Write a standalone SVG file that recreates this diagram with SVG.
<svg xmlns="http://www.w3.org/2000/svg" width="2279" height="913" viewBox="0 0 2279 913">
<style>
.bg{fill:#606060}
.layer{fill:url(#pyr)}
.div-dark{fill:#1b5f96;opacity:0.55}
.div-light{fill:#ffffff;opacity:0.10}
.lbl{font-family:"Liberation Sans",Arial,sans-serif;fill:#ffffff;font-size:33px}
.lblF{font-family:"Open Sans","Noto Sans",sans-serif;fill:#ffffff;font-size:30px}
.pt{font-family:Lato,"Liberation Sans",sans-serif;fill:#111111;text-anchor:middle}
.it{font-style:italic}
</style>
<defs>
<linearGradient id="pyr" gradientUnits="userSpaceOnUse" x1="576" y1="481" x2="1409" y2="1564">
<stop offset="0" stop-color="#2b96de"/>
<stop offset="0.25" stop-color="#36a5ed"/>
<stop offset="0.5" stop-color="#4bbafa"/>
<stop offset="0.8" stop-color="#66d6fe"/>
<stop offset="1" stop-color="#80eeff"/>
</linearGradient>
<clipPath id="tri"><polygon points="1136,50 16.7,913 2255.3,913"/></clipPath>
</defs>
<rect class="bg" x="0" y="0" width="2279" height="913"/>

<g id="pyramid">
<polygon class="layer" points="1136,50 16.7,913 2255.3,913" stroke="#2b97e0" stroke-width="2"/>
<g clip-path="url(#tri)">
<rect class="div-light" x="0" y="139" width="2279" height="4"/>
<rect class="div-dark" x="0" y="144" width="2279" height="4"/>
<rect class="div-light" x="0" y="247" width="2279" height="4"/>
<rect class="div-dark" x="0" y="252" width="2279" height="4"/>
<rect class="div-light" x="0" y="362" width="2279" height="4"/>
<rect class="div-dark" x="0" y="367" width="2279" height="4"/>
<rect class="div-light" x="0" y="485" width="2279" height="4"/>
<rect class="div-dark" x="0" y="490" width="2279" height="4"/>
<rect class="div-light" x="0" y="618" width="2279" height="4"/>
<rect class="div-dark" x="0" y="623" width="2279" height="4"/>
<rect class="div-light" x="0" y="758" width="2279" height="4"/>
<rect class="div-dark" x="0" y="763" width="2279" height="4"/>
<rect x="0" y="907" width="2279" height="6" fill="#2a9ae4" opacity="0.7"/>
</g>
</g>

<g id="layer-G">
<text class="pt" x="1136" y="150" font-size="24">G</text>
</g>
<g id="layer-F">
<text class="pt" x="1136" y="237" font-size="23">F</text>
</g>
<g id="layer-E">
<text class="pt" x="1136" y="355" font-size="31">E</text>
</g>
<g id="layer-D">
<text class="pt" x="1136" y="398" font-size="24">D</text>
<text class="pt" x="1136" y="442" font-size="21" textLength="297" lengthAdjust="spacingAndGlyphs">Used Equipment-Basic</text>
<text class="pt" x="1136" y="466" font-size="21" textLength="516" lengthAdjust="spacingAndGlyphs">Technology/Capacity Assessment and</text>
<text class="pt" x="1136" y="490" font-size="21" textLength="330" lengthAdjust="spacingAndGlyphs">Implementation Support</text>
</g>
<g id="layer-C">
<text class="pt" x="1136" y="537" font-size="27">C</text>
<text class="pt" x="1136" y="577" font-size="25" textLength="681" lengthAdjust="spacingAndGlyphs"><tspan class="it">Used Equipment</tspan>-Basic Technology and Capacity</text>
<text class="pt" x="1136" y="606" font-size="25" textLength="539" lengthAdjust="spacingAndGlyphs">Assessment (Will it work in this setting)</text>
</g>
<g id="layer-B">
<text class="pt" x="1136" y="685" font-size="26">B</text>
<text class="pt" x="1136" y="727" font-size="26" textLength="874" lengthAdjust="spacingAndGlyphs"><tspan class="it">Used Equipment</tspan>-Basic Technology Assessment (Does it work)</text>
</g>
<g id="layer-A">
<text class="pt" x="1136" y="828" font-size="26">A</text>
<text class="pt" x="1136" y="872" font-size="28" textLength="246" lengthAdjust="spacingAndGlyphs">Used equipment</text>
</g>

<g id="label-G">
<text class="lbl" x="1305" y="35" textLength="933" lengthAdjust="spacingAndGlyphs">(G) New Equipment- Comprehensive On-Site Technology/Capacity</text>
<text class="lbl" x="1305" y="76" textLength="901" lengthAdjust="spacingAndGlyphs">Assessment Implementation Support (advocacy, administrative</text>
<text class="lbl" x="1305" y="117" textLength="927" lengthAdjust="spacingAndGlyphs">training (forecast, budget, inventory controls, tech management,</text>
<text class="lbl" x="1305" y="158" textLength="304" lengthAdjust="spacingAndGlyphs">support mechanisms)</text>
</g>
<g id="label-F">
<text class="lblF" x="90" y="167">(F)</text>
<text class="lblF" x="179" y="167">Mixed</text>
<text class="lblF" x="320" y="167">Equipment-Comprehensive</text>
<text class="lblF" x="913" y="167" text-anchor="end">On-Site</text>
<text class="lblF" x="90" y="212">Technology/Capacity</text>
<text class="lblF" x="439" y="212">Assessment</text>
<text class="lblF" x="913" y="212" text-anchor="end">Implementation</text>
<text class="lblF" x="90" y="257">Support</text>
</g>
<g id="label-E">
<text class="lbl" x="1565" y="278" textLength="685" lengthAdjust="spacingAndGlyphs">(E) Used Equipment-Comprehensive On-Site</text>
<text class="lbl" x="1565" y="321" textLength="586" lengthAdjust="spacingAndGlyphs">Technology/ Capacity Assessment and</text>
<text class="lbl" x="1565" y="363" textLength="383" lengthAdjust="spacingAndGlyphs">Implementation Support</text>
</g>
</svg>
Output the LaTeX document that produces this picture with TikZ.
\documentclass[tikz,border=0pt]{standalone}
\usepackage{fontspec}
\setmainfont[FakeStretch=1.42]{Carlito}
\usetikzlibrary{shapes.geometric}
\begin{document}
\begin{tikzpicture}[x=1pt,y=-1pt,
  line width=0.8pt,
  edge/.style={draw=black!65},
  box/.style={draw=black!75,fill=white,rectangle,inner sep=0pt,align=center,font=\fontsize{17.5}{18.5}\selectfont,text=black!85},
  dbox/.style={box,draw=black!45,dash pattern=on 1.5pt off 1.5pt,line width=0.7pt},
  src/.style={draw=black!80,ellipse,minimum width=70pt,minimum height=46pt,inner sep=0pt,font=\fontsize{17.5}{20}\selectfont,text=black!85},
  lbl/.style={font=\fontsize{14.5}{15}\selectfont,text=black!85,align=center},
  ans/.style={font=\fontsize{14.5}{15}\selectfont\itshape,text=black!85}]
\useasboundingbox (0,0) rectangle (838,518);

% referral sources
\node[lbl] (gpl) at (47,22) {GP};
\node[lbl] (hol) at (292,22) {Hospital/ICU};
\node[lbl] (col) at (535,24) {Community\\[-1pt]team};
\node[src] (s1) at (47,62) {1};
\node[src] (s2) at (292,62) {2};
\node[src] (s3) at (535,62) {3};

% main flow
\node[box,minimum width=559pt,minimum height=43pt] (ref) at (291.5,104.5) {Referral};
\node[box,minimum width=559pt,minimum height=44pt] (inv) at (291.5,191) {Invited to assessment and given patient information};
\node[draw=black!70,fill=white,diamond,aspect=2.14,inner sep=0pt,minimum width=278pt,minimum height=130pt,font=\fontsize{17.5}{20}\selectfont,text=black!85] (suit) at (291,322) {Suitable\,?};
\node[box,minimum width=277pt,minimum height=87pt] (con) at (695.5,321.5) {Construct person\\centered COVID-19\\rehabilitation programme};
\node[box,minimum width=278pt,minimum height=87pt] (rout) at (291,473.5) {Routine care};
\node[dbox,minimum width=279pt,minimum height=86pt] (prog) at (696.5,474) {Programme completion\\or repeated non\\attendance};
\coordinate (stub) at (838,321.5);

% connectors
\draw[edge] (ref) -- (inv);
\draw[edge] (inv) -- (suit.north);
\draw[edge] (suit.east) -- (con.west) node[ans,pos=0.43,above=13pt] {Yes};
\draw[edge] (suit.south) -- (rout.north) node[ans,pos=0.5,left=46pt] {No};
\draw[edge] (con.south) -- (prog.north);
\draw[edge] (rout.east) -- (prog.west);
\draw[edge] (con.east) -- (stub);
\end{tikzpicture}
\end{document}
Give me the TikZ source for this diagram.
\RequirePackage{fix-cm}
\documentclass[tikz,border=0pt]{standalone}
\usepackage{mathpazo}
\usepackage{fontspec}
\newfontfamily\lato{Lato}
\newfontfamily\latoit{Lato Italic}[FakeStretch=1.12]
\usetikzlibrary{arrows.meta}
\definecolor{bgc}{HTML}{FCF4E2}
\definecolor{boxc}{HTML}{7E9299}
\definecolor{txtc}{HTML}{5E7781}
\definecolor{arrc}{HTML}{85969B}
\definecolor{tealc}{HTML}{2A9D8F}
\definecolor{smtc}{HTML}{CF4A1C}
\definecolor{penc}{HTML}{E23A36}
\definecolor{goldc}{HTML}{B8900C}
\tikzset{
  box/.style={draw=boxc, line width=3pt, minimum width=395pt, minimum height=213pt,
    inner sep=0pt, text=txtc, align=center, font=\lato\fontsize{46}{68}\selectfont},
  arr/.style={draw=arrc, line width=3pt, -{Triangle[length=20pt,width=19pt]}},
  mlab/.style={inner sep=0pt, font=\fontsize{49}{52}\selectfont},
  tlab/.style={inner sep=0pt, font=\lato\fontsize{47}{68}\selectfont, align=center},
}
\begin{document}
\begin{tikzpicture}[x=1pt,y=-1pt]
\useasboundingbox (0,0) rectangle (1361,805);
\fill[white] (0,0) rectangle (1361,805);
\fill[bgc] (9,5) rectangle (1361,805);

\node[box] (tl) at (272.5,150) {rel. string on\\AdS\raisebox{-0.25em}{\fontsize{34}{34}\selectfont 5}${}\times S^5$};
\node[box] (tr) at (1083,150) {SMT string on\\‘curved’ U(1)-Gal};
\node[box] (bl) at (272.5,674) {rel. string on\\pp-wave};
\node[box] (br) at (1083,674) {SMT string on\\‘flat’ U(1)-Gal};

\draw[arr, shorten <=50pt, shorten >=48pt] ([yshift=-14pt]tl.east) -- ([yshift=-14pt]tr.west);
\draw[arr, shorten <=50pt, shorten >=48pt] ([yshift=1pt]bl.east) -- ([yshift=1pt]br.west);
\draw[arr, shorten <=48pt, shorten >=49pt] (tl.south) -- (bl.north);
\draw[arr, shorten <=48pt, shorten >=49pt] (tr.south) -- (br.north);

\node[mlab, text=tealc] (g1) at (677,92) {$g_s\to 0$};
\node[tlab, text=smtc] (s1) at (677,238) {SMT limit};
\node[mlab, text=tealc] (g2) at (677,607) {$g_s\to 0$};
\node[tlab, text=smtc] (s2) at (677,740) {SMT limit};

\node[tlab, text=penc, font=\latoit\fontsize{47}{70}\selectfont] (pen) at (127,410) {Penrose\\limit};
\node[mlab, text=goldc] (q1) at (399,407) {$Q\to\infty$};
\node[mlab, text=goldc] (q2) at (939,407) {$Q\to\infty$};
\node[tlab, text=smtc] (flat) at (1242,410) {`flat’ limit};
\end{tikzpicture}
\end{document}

※ ※ ※

* _OBJECTIVE_:
Filter the data for the string "this" and copy every line that has it.

* _PROBLEM SOLUTION_:
Write a standalone SVG file that recreates this diagram with SVG.
<text class="pt" x="1136" y="606" font-size="25" textLength="539" lengthAdjust="spacingAndGlyphs">Assessment (Will it work in this setting)</text>
Output the LaTeX document that produces this picture with TikZ.
Give me the TikZ source for this diagram.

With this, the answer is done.